The allegation stricken from Paragraph 2 of defendants' first defense has no substantial relationship to the controversy between the parties. Therefore, the motion to strike was properly granted by the Circuit Judge.
The other exception, argued in defendants' brief, claims error in striking defendants' third defense. Respondent based their motion to strike certain allegations in defendants' answer on the grounds that said allegations were immaterial, irrelevant, redundant and prejudicial. Section 10-606, Code of Laws of South Carolina, 1952, provides that "If irrelevant or redundant matter be inserted in a pleading it may be stricken out on motion of any person aggrieved thereby. * * *"
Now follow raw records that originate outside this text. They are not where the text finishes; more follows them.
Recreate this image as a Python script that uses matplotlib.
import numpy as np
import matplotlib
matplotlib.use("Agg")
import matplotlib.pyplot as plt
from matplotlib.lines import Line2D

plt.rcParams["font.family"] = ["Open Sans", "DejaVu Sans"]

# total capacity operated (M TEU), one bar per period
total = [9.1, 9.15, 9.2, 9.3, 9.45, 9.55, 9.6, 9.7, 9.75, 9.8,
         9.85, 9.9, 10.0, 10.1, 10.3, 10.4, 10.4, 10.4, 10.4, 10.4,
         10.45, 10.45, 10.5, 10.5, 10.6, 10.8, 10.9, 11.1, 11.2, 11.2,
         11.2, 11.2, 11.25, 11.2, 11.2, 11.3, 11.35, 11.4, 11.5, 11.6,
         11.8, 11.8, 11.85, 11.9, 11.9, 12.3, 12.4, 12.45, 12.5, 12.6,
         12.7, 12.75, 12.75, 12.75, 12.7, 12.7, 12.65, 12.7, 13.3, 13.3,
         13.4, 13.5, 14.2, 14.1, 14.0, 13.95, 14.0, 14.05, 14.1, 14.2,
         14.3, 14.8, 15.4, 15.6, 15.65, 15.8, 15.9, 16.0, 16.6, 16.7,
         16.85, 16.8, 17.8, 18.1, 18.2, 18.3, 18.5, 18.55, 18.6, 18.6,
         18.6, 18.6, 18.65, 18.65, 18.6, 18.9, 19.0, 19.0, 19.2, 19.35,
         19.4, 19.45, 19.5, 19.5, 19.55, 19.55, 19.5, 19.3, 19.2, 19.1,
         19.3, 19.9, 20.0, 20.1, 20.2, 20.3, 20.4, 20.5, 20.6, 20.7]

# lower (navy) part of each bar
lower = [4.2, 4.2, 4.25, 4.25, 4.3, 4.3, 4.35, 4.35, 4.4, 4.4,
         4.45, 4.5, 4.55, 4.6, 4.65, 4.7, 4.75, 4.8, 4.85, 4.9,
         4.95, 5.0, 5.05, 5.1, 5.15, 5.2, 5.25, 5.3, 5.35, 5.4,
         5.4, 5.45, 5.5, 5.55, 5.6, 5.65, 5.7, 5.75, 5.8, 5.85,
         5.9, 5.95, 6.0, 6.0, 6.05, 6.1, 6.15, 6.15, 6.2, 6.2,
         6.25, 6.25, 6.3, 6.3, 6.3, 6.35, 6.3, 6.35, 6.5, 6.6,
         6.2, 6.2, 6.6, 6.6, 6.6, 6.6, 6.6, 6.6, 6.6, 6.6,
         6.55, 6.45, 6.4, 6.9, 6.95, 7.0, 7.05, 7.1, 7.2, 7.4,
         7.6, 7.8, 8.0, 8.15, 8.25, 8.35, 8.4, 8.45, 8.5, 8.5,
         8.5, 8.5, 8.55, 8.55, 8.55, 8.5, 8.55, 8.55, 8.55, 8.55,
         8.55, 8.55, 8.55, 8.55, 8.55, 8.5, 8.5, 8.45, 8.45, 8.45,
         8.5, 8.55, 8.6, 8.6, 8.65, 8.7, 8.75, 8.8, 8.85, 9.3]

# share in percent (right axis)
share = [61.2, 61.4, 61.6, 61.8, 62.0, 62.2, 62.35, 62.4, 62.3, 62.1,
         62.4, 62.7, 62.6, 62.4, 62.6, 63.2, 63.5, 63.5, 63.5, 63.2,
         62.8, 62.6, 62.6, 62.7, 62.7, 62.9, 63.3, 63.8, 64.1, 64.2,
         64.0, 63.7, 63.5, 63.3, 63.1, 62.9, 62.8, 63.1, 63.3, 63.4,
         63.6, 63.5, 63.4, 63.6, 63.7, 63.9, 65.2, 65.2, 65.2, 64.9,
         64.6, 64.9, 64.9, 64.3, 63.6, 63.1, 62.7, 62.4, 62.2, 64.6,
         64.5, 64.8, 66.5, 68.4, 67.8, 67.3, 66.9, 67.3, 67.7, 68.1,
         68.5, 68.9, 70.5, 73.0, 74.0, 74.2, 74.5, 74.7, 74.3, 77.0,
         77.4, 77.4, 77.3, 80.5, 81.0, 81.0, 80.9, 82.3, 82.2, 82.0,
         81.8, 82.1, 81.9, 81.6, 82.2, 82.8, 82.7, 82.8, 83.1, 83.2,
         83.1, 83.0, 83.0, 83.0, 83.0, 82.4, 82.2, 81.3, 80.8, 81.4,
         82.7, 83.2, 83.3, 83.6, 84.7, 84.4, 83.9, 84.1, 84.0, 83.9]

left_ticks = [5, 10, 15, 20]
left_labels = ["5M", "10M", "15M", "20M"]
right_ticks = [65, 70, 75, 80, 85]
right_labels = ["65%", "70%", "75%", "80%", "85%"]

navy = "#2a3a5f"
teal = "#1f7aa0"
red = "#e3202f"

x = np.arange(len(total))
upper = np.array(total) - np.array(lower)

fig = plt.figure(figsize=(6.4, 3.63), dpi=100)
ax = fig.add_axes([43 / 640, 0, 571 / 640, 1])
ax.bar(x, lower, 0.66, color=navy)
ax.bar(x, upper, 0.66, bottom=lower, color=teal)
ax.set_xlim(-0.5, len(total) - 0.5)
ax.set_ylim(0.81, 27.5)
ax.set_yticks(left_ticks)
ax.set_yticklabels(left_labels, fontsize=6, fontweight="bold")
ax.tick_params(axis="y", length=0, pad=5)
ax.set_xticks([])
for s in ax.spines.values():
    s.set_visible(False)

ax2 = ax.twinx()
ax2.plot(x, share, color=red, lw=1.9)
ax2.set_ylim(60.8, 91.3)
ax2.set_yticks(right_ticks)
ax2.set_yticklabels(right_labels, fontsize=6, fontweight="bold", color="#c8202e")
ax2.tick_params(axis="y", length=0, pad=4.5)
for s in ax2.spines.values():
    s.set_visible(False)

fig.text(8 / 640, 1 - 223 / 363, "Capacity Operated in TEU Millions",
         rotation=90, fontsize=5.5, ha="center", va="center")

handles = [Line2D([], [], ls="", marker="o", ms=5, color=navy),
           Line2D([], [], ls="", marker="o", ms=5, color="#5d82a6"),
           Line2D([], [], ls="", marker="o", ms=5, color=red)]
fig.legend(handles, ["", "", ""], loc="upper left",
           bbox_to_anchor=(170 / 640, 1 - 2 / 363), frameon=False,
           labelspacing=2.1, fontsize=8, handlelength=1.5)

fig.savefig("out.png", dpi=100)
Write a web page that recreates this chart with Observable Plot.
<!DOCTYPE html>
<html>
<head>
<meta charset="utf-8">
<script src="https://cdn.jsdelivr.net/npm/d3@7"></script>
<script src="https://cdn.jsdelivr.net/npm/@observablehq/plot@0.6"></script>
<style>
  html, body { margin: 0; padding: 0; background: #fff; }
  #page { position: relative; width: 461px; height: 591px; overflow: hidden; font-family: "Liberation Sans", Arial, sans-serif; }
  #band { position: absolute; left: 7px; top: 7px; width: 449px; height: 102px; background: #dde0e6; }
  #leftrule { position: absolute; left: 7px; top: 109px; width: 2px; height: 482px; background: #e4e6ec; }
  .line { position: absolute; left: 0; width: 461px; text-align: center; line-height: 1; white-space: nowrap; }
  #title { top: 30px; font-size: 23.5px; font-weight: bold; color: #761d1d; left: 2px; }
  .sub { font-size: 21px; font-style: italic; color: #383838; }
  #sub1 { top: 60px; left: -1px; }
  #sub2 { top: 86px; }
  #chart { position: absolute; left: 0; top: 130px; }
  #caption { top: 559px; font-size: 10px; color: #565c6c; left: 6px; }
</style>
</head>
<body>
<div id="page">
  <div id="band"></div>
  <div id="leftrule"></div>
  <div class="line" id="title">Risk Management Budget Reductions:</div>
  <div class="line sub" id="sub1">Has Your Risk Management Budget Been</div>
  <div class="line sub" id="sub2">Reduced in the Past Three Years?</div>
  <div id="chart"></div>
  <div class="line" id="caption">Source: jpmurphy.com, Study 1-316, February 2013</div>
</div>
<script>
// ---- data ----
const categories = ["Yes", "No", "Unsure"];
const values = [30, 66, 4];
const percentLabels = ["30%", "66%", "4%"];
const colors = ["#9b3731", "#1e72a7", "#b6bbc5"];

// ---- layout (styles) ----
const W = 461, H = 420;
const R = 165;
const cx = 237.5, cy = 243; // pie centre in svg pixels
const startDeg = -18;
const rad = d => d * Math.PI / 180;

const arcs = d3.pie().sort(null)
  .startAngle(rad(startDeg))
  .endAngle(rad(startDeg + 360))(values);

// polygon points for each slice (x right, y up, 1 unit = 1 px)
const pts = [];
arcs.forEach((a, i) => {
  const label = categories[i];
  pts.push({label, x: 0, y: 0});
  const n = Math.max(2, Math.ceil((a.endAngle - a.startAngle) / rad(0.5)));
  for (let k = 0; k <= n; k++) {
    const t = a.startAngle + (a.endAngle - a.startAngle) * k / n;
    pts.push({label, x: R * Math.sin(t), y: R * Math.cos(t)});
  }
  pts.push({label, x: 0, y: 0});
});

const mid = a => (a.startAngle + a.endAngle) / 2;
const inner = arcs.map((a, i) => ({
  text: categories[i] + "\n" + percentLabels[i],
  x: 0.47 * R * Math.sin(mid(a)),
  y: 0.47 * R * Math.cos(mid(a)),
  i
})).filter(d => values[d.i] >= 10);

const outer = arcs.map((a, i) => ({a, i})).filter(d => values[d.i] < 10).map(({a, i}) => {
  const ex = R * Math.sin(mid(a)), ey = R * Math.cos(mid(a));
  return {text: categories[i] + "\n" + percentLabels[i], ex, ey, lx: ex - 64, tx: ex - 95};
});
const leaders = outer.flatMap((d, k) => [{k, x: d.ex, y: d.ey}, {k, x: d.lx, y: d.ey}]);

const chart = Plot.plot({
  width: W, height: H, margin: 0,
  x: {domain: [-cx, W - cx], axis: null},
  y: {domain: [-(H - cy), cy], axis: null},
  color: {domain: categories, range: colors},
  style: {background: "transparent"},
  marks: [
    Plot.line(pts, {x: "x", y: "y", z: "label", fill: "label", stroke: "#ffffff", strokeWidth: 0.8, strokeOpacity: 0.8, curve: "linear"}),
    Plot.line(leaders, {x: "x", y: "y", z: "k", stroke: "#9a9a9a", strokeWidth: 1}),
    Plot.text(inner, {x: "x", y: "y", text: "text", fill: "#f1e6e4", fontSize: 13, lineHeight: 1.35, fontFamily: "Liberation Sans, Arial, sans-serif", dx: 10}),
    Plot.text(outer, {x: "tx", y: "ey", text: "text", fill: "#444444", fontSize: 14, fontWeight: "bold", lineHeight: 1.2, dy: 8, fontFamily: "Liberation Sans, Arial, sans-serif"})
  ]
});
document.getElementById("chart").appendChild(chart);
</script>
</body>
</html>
"Allegations which set forth matters foreign and immaterial to the controversy are considered irrelevant; whereas, excessive fullness of detail or the repetition of facts are treated as being redundant." Daniel v. Gardner, 240 N.C. 249, 81 S.E.2d 660.
"`Redundancy' consists of the needless repetition of material allegations, or of the insertion of irrelevant matter. Irrelevant matter is always redundant, although redundant averments may not be irrelevant. Term `redundant' has been further defined as exceeding what is natural or necessary; superfluous, superabundant, excessive. Sheldon v. Board of Education of City of Lawrence, 4 P.2d 430, 432, 134 Kan. 135." 36A Words and Phrases, "Redundancy", p. 164.
It is apparent to us that defendants' third defense is merely a repetition of the allegations contained in their first defense and was properly stricken from the answer by the Circuit Judge.
For the foregoing reasons we are of opinion that all exceptions should be dismissed and the judgment appealed from affirmed; And It Is So Ordered. Affirmed.
MOSS, LEWIS and BRAILSFORD, JJ., and LEGGE, Acting Associate Justice, concur.